-- YOUR GOAL --
Reproduce the listing below exactly, beginning with its first line and ending with the line that holds "const yTicks = [0, 0.2, 0.4, 0.6, 0.8, 1.0];"; pictures are not part of the copy.

--- Begin ---

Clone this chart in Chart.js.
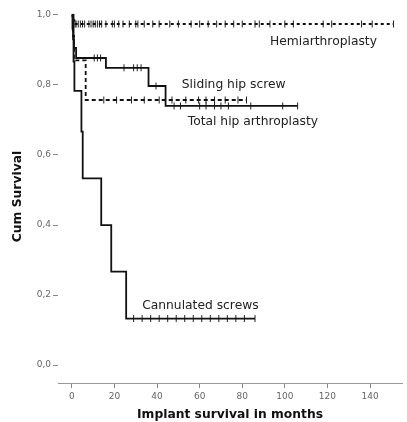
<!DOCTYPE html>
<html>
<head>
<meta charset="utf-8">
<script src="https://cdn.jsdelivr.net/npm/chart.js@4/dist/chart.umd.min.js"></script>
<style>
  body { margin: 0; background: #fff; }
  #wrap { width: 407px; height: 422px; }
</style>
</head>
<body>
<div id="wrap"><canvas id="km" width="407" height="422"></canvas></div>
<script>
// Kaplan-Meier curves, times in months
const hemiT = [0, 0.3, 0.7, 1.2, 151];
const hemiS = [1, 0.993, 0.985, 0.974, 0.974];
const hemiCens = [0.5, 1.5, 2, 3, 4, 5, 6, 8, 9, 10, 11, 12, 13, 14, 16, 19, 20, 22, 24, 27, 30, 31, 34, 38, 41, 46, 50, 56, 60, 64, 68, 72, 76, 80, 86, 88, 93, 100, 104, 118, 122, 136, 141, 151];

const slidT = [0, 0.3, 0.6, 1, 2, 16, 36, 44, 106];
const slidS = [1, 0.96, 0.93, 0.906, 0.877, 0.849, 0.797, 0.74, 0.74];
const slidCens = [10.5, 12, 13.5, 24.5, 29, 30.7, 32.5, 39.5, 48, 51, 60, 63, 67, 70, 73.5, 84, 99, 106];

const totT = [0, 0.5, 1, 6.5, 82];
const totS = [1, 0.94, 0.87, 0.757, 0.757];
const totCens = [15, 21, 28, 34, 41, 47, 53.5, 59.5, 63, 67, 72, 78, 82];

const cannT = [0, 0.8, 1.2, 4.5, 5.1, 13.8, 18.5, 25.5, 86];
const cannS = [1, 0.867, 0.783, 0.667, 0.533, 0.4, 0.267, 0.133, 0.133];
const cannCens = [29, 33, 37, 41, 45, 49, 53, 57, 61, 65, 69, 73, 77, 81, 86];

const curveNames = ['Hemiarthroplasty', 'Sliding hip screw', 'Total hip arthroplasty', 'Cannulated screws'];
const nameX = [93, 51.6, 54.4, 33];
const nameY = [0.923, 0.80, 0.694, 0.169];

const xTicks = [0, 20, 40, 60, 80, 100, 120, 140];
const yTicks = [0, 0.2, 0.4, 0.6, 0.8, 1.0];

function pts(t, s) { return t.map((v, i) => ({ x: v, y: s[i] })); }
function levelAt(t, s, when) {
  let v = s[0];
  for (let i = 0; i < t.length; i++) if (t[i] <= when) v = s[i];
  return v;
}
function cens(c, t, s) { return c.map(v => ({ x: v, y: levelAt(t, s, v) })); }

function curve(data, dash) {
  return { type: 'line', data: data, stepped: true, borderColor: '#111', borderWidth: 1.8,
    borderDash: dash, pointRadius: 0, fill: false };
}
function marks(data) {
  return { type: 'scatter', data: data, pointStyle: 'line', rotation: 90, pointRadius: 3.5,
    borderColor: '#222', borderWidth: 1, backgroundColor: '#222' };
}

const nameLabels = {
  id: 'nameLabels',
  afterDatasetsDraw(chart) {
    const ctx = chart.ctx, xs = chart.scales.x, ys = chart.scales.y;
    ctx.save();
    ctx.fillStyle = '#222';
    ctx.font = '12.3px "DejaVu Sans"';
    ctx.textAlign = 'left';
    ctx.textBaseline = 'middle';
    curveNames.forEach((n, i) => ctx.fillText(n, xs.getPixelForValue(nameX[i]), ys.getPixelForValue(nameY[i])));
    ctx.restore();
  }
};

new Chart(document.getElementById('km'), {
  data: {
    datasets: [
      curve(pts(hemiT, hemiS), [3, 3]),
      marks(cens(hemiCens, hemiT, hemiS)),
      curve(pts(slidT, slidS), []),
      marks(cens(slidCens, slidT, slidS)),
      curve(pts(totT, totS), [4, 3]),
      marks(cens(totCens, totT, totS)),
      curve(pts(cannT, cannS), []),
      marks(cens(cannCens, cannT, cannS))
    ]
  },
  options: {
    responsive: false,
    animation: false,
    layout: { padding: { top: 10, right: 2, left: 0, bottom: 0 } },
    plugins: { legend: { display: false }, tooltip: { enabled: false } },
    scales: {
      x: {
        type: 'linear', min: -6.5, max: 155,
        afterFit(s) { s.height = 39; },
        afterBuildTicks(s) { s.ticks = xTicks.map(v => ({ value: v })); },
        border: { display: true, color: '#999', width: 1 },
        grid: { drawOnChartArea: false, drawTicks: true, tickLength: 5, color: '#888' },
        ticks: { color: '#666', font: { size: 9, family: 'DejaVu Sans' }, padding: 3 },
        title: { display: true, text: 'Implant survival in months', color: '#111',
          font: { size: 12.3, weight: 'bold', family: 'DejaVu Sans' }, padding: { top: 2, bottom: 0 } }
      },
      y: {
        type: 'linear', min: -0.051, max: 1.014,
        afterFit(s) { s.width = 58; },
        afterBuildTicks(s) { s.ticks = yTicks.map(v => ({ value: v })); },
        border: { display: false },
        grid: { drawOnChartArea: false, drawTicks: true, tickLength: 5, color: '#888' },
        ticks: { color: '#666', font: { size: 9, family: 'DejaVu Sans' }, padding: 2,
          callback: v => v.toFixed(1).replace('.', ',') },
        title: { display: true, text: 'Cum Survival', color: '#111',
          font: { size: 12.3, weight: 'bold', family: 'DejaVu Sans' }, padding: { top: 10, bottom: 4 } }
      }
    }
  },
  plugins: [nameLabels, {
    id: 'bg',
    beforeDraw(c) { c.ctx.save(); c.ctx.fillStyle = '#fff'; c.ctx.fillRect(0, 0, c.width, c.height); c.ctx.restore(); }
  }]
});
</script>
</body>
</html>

--- End ---

-- SOLUTION TO THIS TASK --
Clone this chart in Chart.js.
<!DOCTYPE html>
<html>
<head>
<meta charset="utf-8">
<script src="https://cdn.jsdelivr.net/npm/chart.js@4/dist/chart.umd.min.js"></script>
<style>
  body { margin: 0; background: #fff; }
  #wrap { width: 407px; height: 422px; }
</style>
</head>
<body>
<div id="wrap"><canvas id="km" width="407" height="422"></canvas></div>
<script>
// Kaplan-Meier curves, times in months
const hemiT = [0, 0.3, 0.7, 1.2, 151];
const hemiS = [1, 0.993, 0.985, 0.974, 0.974];
const hemiCens = [0.5, 1.5, 2, 3, 4, 5, 6, 8, 9, 10, 11, 12, 13, 14, 16, 19, 20, 22, 24, 27, 30, 31, 34, 38, 41, 46, 50, 56, 60, 64, 68, 72, 76, 80, 86, 88, 93, 100, 104, 118, 122, 136, 141, 151];

const slidT = [0, 0.3, 0.6, 1, 2, 16, 36, 44, 106];
const slidS = [1, 0.96, 0.93, 0.906, 0.877, 0.849, 0.797, 0.74, 0.74];
const slidCens = [10.5, 12, 13.5, 24.5, 29, 30.7, 32.5, 39.5, 48, 51, 60, 63, 67, 70, 73.5, 84, 99, 106];

const totT = [0, 0.5, 1, 6.5, 82];
const totS = [1, 0.94, 0.87, 0.757, 0.757];
const totCens = [15, 21, 28, 34, 41, 47, 53.5, 59.5, 63, 67, 72, 78, 82];

const cannT = [0, 0.8, 1.2, 4.5, 5.1, 13.8, 18.5, 25.5, 86];
const cannS = [1, 0.867, 0.783, 0.667, 0.533, 0.4, 0.267, 0.133, 0.133];
const cannCens = [29, 33, 37, 41, 45, 49, 53, 57, 61, 65, 69, 73, 77, 81, 86];

const curveNames = ['Hemiarthroplasty', 'Sliding hip screw', 'Total hip arthroplasty', 'Cannulated screws'];
const nameX = [93, 51.6, 54.4, 33];
const nameY = [0.923, 0.80, 0.694, 0.169];

const xTicks = [0, 20, 40, 60, 80, 100, 120, 140];
const yTicks = [0, 0.2, 0.4, 0.6, 0.8, 1.0];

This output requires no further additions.